While a huge contrarian play for investors, energy demand will not slow forever, and speculators will have to cover shorts at some point. A mid-week huge jump in oil pricing may suggest they are close. With yields on U.S. Treasury debt at all-time lows, income investors looking among the rubble of the top MLPs may have the chance of a lifetime. The J.P. Morgan plan is to stick with defensive natural gas names and the top blue chips in the arena. Here are six top MLPs to buy now for investors that can stand some volatility in a growth and income portfolio. All are rated Outperform at J.P. Morgan. Remember, MLP distributions may include return of principal.
Blue Chip MLPs
Enterprise Products Partners L.P. (NYSE: EPD) certainly fits the blue chip mold, and it is a top MLP to buy at J.P. Morgan.

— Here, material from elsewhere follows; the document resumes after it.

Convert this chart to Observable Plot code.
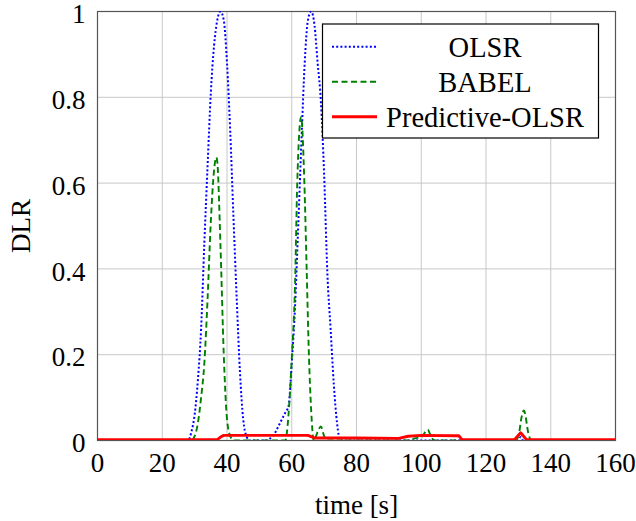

The company is one of the largest publicly traded partnerships and a leading North American provider of midstream energy services to producers and consumers of natural gas, natural gas liquids (NGLs), crude oil, refined products and petrochemicals. The company recently announced the 42nd consecutive quarterly distribution increase, to $0.37 per common unit, or $1.48 per unit on an annualized basis.
Enterprise investors are paid a 4.3% distribution. The J.P. Morgan price target for the company is $42. The Thomson/First Call consensus target is just higher at $42.95. Enterprise closed on Wednesday at $32.45.
Kinder Morgan Inc. (NYSE: KMI) is another core blue chip MLP pick at J.P. Morgan, and it is also one of the most recommended on Wall Street. The company announced in the fall the acquisition of all of Kinder Morgan Energy Partners, Kinder Morgan Management and El Paso Pipeline Partners in a series of transactions. The merger plan was comprised of $40 billion in parent-company equity, $4 billion in cash and $27 billion in assumed debt. It is a move some shareholders are opposed to, but one many on Wall Street saw as a brilliant move that could reshape the industry.
Kinder Morgan unit-holders are paid a solid 4.2% distribution. The J.P. Morgan price target for the iconic industry giant is $47, and the consensus target is $46.36. Kinder Morgan closed Wednesday at $41.22.